How to show that for any abelian group $G$, $\text{Hom}(\mathbb{Z},G)$ is isomorphic to $G$

How do I show that $\text{Hom}(\mathbb{Z},G)$ and $G$ are isomorphic?

The method suggested by the book is to define a map $k$: $\text(\mathbb{Z},G) \to G$ by $f \to f(1)$.

I am stuck on how exactly to show that it is an isomorphism. Could anyone shed some light into this? Is $f(1)$ an element of G?

(For those who wanted to know, this is not homework)


Any homomorphism $f$ from $\mathbb{Z}$ to $G$ is determined by its value at 1: indeed $f(n) = f(1)^n$ for any $n\in \mathbb{Z}$, since $f$ is a group homomorphism (I am using multiplicative notation for the group operation on $G$). So it is natural to consider the map suggested by the book: given $f\in \text{Hom}(\mathbb{Z},G)$, evaluate it at 1: $k:f\mapsto f(1)$. It sends $f$ to an element of $G$, namely $f(1)$.

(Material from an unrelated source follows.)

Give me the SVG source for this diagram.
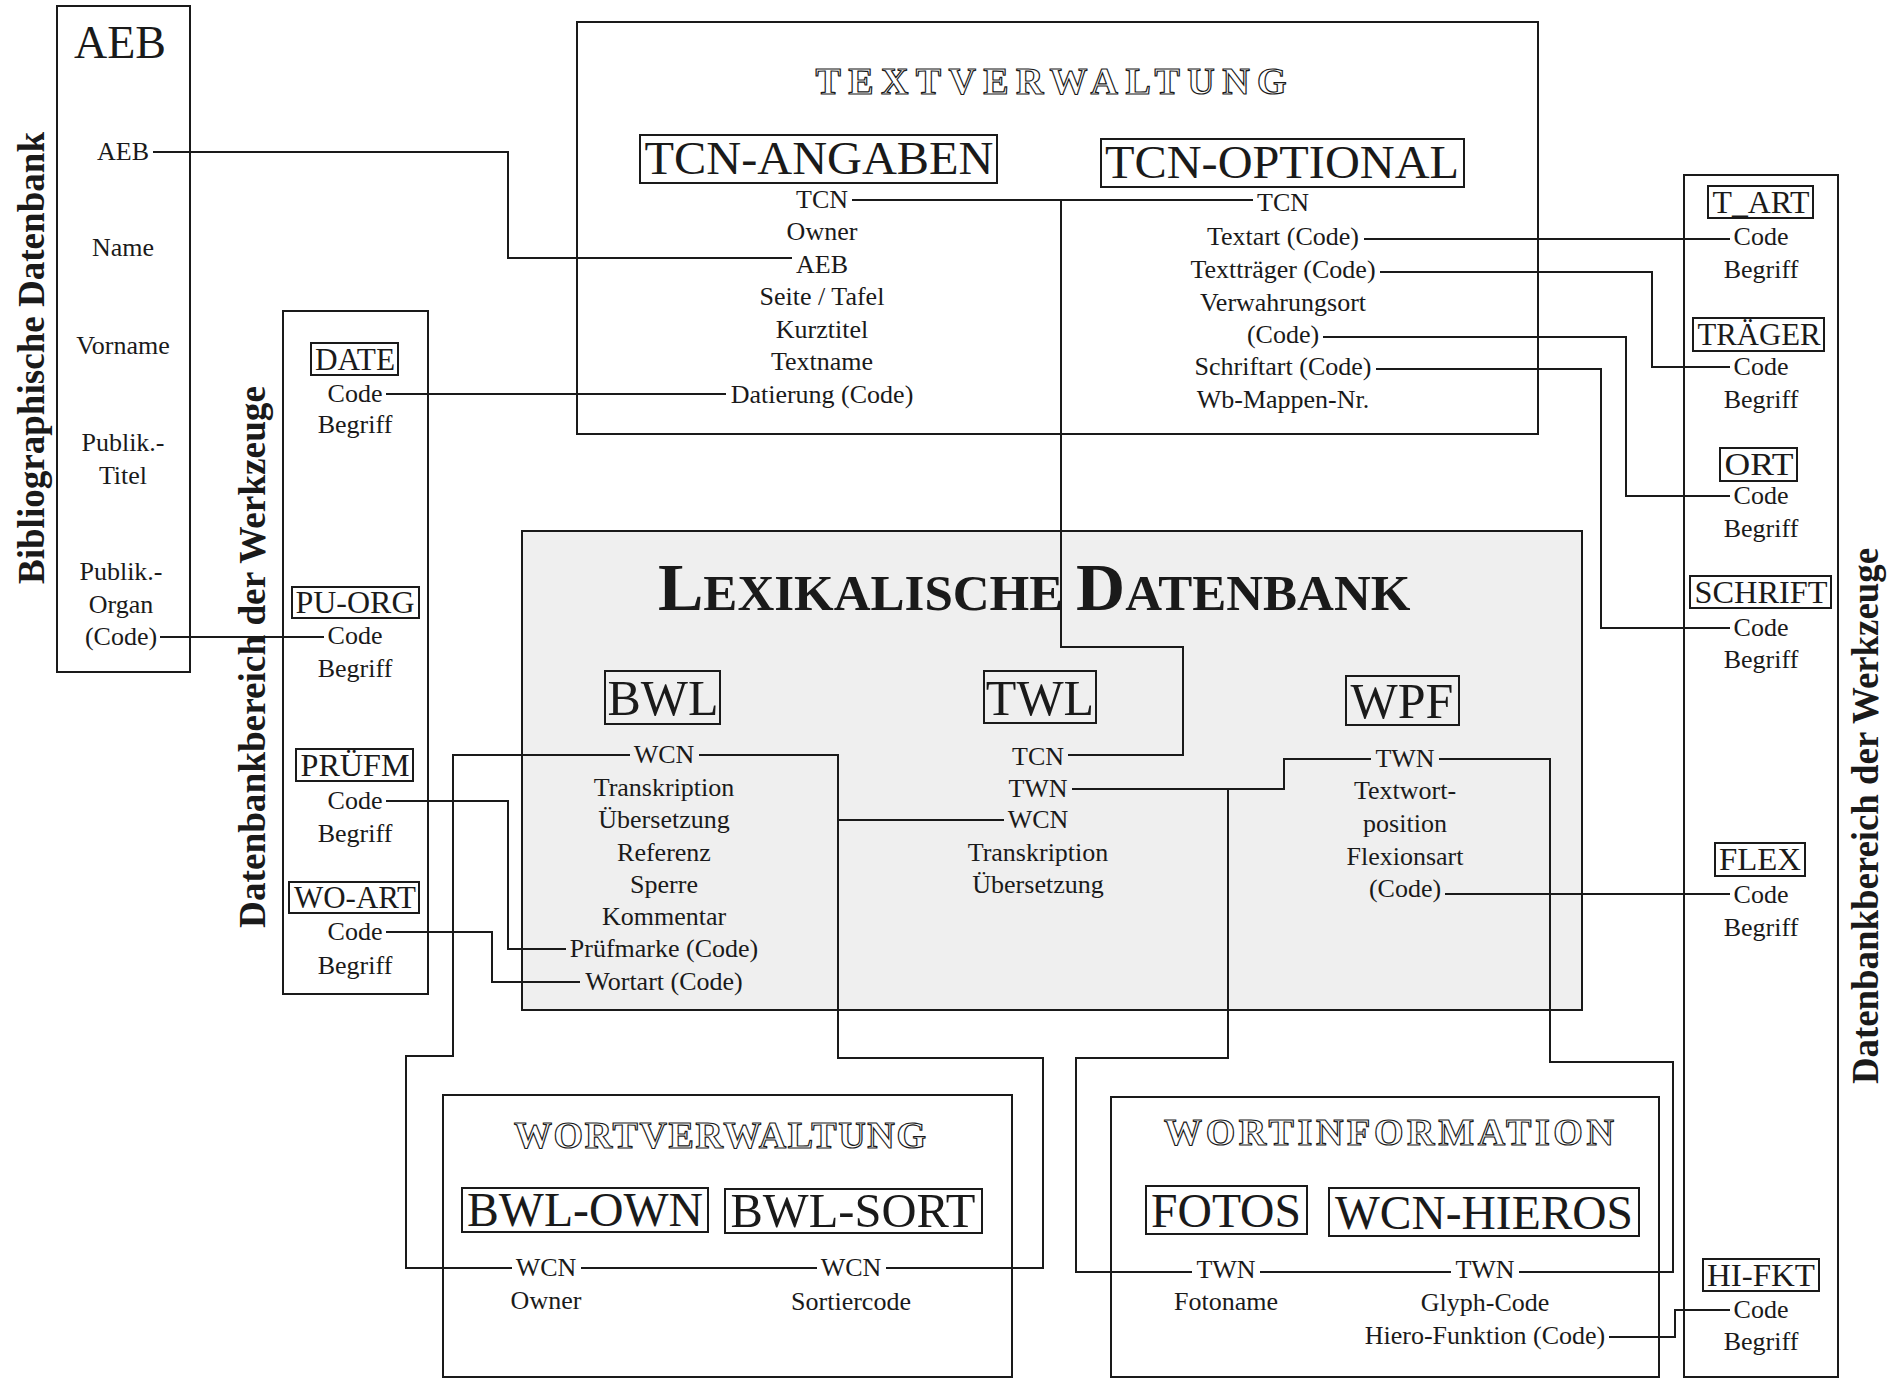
<svg xmlns="http://www.w3.org/2000/svg" width="1889" height="1380" viewBox="0 0 1889 1380">
<style>
  .box{fill:none;stroke:#1a1a1a;stroke-width:2}
  .t{font-family:"Liberation Serif","Times New Roman",serif;font-size:26px;fill:#1a1a1a;text-anchor:middle}
  .sl{font-family:"Liberation Serif","Times New Roman",serif;font-size:32px;fill:#1a1a1a;text-anchor:middle}
  .big{font-family:"Liberation Serif","Times New Roman",serif;font-size:50px;fill:#1a1a1a;text-anchor:middle}
  .eng{font-family:"Liberation Serif","Times New Roman",serif;font-weight:bold;font-size:38px;fill:#fff;stroke:#1a1a1a;stroke-width:1.2;text-anchor:middle}
  .vt{font-family:"Liberation Serif","Times New Roman",serif;font-weight:bold;font-size:38px;fill:#1a1a1a;text-anchor:middle}
  .c{fill:none;stroke:#1a1a1a;stroke-width:2}
</style>
<rect width="1889" height="1380" fill="#fff"/>

<!-- Side labels -->
<text class="vt" transform="translate(44,358) rotate(-90)" textLength="452" lengthAdjust="spacingAndGlyphs">Bibliographische Datenbank</text>
<text class="vt" transform="translate(265,657) rotate(-90)" textLength="542" lengthAdjust="spacingAndGlyphs">Datenbankbereich der Werkzeuge</text>
<text class="vt" transform="translate(1878,816) rotate(-90)" textLength="536" lengthAdjust="spacingAndGlyphs">Datenbankbereich der Werkzeuge</text>

<!-- AEB -->
<g id="aeb">
  <rect class="box" x="57" y="6" width="133" height="666"/>
  <text class="t" x="120" y="58" style="font-size:46px">AEB</text>
  <text class="t" x="123" y="160">AEB</text>
  <text class="t" x="123" y="256">Name</text>
  <text class="t" x="123" y="354">Vorname</text>
  <text class="t" x="123" y="451">Publik.-</text>
  <text class="t" x="123" y="484">Titel</text>
  <text class="t" x="121" y="580">Publik.-</text>
  <text class="t" x="121" y="613">Organ</text>
  <text class="t" x="121" y="645">(Code)</text>
</g>

<!-- Werkzeuge left -->
<g id="werkzeuge-links">
  <rect class="box" x="283" y="311" width="145" height="683"/>
  <rect class="box" x="311" y="343" width="87" height="32"/>
  <text class="sl" x="355" y="370" textLength="80" lengthAdjust="spacingAndGlyphs">DATE</text>
  <text class="t" x="355" y="402">Code</text>
  <text class="t" x="355" y="433">Begriff</text>
  <rect class="box" x="292" y="587" width="127" height="31"/>
  <text class="sl" x="355" y="613" textLength="119" lengthAdjust="spacingAndGlyphs">PU-ORG</text>
  <text class="t" x="355" y="644">Code</text>
  <text class="t" x="355" y="677">Begriff</text>
  <rect class="box" x="296" y="749" width="117" height="32"/>
  <text class="sl" x="355" y="776" textLength="109" lengthAdjust="spacingAndGlyphs">PRÜFM</text>
  <text class="t" x="355" y="809">Code</text>
  <text class="t" x="355" y="842">Begriff</text>
  <rect class="box" x="289" y="882" width="130" height="31"/>
  <text class="sl" x="355" y="908" textLength="122" lengthAdjust="spacingAndGlyphs">WO-ART</text>
  <text class="t" x="355" y="940">Code</text>
  <text class="t" x="355" y="974">Begriff</text>
</g>

<!-- Werkzeuge right -->
<g id="werkzeuge-rechts">
  <rect class="box" x="1684" y="175" width="154" height="1202"/>
  <rect class="box" x="1708" y="186" width="105" height="32"/>
  <text class="sl" x="1761" y="213" textLength="97" lengthAdjust="spacingAndGlyphs">T_ART</text>
  <text class="t" x="1761" y="245">Code</text>
  <text class="t" x="1761" y="278">Begriff</text>
  <rect class="box" x="1693" y="318" width="131" height="33"/>
  <text class="sl" x="1759" y="345" textLength="123" lengthAdjust="spacingAndGlyphs">TRÄGER</text>
  <text class="t" x="1761" y="375">Code</text>
  <text class="t" x="1761" y="408">Begriff</text>
  <rect class="box" x="1720" y="448" width="77" height="33"/>
  <text class="sl" x="1759" y="475" textLength="69" lengthAdjust="spacingAndGlyphs">ORT</text>
  <text class="t" x="1761" y="504">Code</text>
  <text class="t" x="1761" y="537">Begriff</text>
  <rect class="box" x="1690" y="576" width="141" height="32"/>
  <text class="sl" x="1761" y="603" textLength="133" lengthAdjust="spacingAndGlyphs">SCHRIFT</text>
  <text class="t" x="1761" y="636">Code</text>
  <text class="t" x="1761" y="668">Begriff</text>
  <rect class="box" x="1715" y="843" width="90" height="33"/>
  <text class="sl" x="1760" y="870" textLength="82" lengthAdjust="spacingAndGlyphs">FLEX</text>
  <text class="t" x="1761" y="903">Code</text>
  <text class="t" x="1761" y="936">Begriff</text>
  <rect class="box" x="1703" y="1259" width="116" height="32"/>
  <text class="sl" x="1761" y="1286" textLength="108" lengthAdjust="spacingAndGlyphs">HI-FKT</text>
  <text class="t" x="1761" y="1318">Code</text>
  <text class="t" x="1761" y="1350">Begriff</text>
</g>

<!-- Textverwaltung -->
<g id="textverwaltung">
  <rect class="box" x="577" y="22" width="961" height="412"/>
  <text class="eng" x="1051" y="94" textLength="471" lengthAdjust="spacing">TEXTVERWALTUNG</text>
  <g id="tcn-angaben">
    <rect class="box" x="640" y="135" width="357" height="48"/>
    <text class="big" x="819" y="174" style="font-size:46px" textLength="349" lengthAdjust="spacingAndGlyphs">TCN-ANGABEN</text>
    <text class="t" x="822" y="208">TCN</text>
    <text class="t" x="822" y="240">Owner</text>
    <text class="t" x="822" y="273">AEB</text>
    <text class="t" x="822" y="305">Seite / Tafel</text>
    <text class="t" x="822" y="338">Kurztitel</text>
    <text class="t" x="822" y="370">Textname</text>
    <text class="t" x="822" y="403">Datierung (Code)</text>
  </g>
  <g id="tcn-optional">
    <rect class="box" x="1101" y="139" width="363" height="48"/>
    <text class="big" x="1282" y="178" style="font-size:46px" textLength="354" lengthAdjust="spacingAndGlyphs">TCN-OPTIONAL</text>
    <text class="t" x="1283" y="211">TCN</text>
    <text class="t" x="1283" y="245">Textart (Code)</text>
    <text class="t" x="1283" y="278">Textträger (Code)</text>
    <text class="t" x="1283" y="311">Verwahrungsort</text>
    <text class="t" x="1283" y="343">(Code)</text>
    <text class="t" x="1283" y="375">Schriftart (Code)</text>
    <text class="t" x="1283" y="408">Wb-Mappen-Nr.</text>
  </g>
</g>

<!-- Lexikalische Datenbank -->
<g id="lexikalische-datenbank">
  <rect x="522" y="531" width="1060" height="479" fill="#efefef" stroke="#1a1a1a" stroke-width="2"/>
  <text x="658" y="610" style="font-family:'Liberation Serif','Times New Roman',serif;font-weight:bold;fill:#1a1a1a"><tspan font-size="68">L</tspan><tspan font-size="51">EXIKALISCHE </tspan><tspan font-size="68">D</tspan><tspan font-size="51">ATENBANK</tspan></text>
  <g id="bwl">
    <rect class="box" x="605" y="671" width="115" height="53"/>
    <text class="big" x="663" y="715">BWL</text>
    <text class="t" x="664" y="763">WCN</text>
    <text class="t" x="664" y="796">Transkription</text>
    <text class="t" x="664" y="828">Übersetzung</text>
    <text class="t" x="664" y="861">Referenz</text>
    <text class="t" x="664" y="893">Sperre</text>
    <text class="t" x="664" y="925">Kommentar</text>
    <text class="t" x="664" y="957">Prüfmarke (Code)</text>
    <text class="t" x="664" y="990">Wortart (Code)</text>
  </g>
  <g id="twl">
    <rect class="box" x="984" y="671" width="112" height="52"/>
    <text class="big" x="1040" y="715">TWL</text>
    <text class="t" x="1038" y="765">TCN</text>
    <text class="t" x="1038" y="797">TWN</text>
    <text class="t" x="1038" y="828">WCN</text>
    <text class="t" x="1038" y="861">Transkription</text>
    <text class="t" x="1038" y="893">Übersetzung</text>
  </g>
  <g id="wpf">
    <rect class="box" x="1346" y="676" width="113" height="49"/>
    <text class="big" x="1402" y="718">WPF</text>
    <text class="t" x="1405" y="767">TWN</text>
    <text class="t" x="1405" y="799">Textwort-</text>
    <text class="t" x="1405" y="832">position</text>
    <text class="t" x="1405" y="865">Flexionsart</text>
    <text class="t" x="1405" y="897">(Code)</text>
  </g>
</g>

<!-- Wortverwaltung -->
<g id="wortverwaltung">
  <rect class="box" x="443" y="1095" width="569" height="282"/>
  <text class="eng" x="720" y="1148" textLength="412" lengthAdjust="spacing">WORTVERWALTUNG</text>
  <rect class="box" x="462" y="1188" width="246" height="44"/>
  <text class="big" x="585" y="1226" style="font-size:48px" textLength="236" lengthAdjust="spacingAndGlyphs">BWL-OWN</text>
  <rect class="box" x="725" y="1189" width="257" height="44"/>
  <text class="big" x="853" y="1227" style="font-size:48px" textLength="245" lengthAdjust="spacingAndGlyphs">BWL-SORT</text>
  <text class="t" x="546" y="1276">WCN</text>
  <text class="t" x="546" y="1309">Owner</text>
  <text class="t" x="851" y="1276">WCN</text>
  <text class="t" x="851" y="1310">Sortiercode</text>
</g>

<!-- Wortinformation -->
<g id="wortinformation">
  <rect class="box" x="1111" y="1097" width="548" height="280"/>
  <text class="eng" x="1389" y="1145" textLength="450" lengthAdjust="spacing">WORTINFORMATION</text>
  <rect class="box" x="1146" y="1186" width="161" height="48"/>
  <text class="big" x="1226" y="1227" style="font-size:48px" textLength="150" lengthAdjust="spacingAndGlyphs">FOTOS</text>
  <rect class="box" x="1329" y="1188" width="310" height="48"/>
  <text class="big" x="1484" y="1229" style="font-size:48px" textLength="298" lengthAdjust="spacingAndGlyphs">WCN-HIEROS</text>
  <text class="t" x="1226" y="1278">TWN</text>
  <text class="t" x="1226" y="1310">Fotoname</text>
  <text class="t" x="1485" y="1278">TWN</text>
  <text class="t" x="1485" y="1311">Glyph-Code</text>
  <text class="t" x="1485" y="1344">Hiero-Funktion (Code)</text>
</g>

<!-- Connectors -->
<g id="connectors">
  <polyline class="c" points="153,152 508,152 508,258 792,258"/>
  <polyline class="c" points="160,637 324,637"/>
  <polyline class="c" points="386,394 726,394"/>
  <polyline class="c" points="386,801 508,801 508,949 566,949"/>
  <polyline class="c" points="386,932 492,932 492,982 580,982"/>
  <polyline class="c" points="852,200 1253,200"/>
  <polyline class="c" points="1061,200 1061,647 1183,647 1183,755 1068,755"/>
  <polyline class="c" points="1364,239 1730,239"/>
  <polyline class="c" points="1380,272 1652,272 1652,367 1730,367"/>
  <polyline class="c" points="1323,337 1626,337 1626,496 1730,496"/>
  <polyline class="c" points="1376,369 1601,369 1601,628 1730,628"/>
  <polyline class="c" points="630,755 453,755 453,1056 406,1056 406,1268 512,1268"/>
  <polyline class="c" points="581,1268 817,1268"/>
  <polyline class="c" points="699,755 838,755 838,1058 1043,1058 1043,1268 886,1268"/>
  <polyline class="c" points="838,820 1004,820"/>
  <polyline class="c" points="1072,789 1284,789 1284,759 1371,759"/>
  <polyline class="c" points="1228,789 1228,1058 1076,1058 1076,1272 1192,1272"/>
  <polyline class="c" points="1260,1272 1451,1272"/>
  <polyline class="c" points="1439,759 1550,759 1550,1062 1673,1062 1673,1272 1519,1272"/>
  <polyline class="c" points="1445,894 1730,894"/>
  <polyline class="c" points="1609,1337 1675,1337 1675,1310 1730,1310"/>
</g>
</svg>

To check that this is a group homomorphism, you need to understand how $\text{Hom}(\mathbb{Z},G)$ is a group in the first place. That's very simple: the group operation is pointwise multiplication: the product of two homs $f$ and $g$ is given by $fg(n) = f(n)g(n)$ (to explain what $fg$ is you need to evaluate it on an arbitrary input, since you are describing a homomorphism). So now, you should have no difficulties verifying that $k$ respects the group structure.